Question

If \[A = \left[ {\begin{array}{*{20}{c}}
  3&{ - 5} \\
  { - 4}&2
\end{array}} \right]\], then \[{A^2} - 5A = \]
A. \[I\]
B. \[14I\]
C. \[0\]
D. None of these

Answer 1

Hint: In the given problem we are given a matrix A. On squaring A, we obtain the value of \[{A^2}\] and on multiplying matrix A with scalar 5 we obtain the value of 5A. By subtracting both the matrices we obtain the value of \[{A^2} - 5A\].

Formula used:
If \[A = {[{a_{ij}}]_{m \times n}}\] and \[B = {[{b_{ij}}]_{n \times p}}\] then we can say that \[A \times B = C\] where the value of C is
\[C = {[{c_{ij}}]_{m \times p}}\]
Here \[{c_{ij}} = \mathop \sum \limits_{j = 1}^m {a_{ij}}{b_{jk}} = {a_{i1}}{b_{1k}} + {a_{i2}}{b_{2k}} + ........ + {a_{im}}{b_{mk}}\]

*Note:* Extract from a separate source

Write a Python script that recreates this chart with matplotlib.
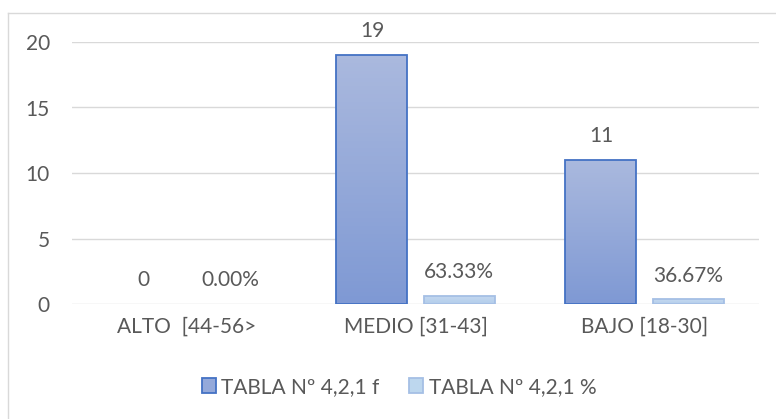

Complete step by step solution:
We are given that,
\[A = \left[ {\begin{array}{*{20}{c}}
  3&{ - 5} \\
  { - 4}&2
\end{array}} \right]\]
On squaring to get \[{A^2}\]we get,
\[{A^2} = A.A = \left[ {\begin{array}{*{20}{c}}
  3&{ - 5} \\
  { - 4}&2
\end{array}} \right]\left[ {\begin{array}{*{20}{c}}
  3&{ - 5} \\
  { - 4}&2
\end{array}} \right] = \left[ {\begin{array}{*{20}{c}}
  {29}&{ - 25} \\
  { - 20}&{24}
\end{array}} \right]\]
On multiplying the scalar 5 with the matrix A we get,
\[5A = 5\left[ {\begin{array}{*{20}{c}}
  3&{ - 5} \\
  { - 4}&2
\end{array}} \right] = \left[ {\begin{array}{*{20}{c}}
  {15}&{ - 25} \\
  { - 20}&{10}
\end{array}} \right]\]
\[{A^2} - 5A = \left[ {\begin{array}{*{20}{c}}
  {29}&{ - 25} \\
  { - 20}&{24}
\end{array}} \right] - \left[ {\begin{array}{*{20}{c}}
  {15}&{ - 25} \\
  { - 20}&{10}
\end{array}} \right]\]\[ = \left[ {\begin{array}{*{20}{c}}
  {29 - 15}&{ - 25 - ( - 25)} \\
  { - 20 - ( - 20)}&{24 - 10}
\end{array}} \right]\]\[ = \left[ {\begin{array}{*{20}{c}}
  {14}&0 \\
  0&{14}
\end{array}} \right]\]\[ = 14\left[ {\begin{array}{*{20}{c}}
  1&0 \\
  0&1
\end{array}} \right]\]\[ = 14I\]

Option B. is the correct answer.

Note:To solve the given problem, one must know to multiply two matrices. One must make sure that the terms are added before giving the resultant value in each position of the resultant matrix. When multiplying a matrix with a scalar, the scalar gets multiplied by all the elements of the matrix.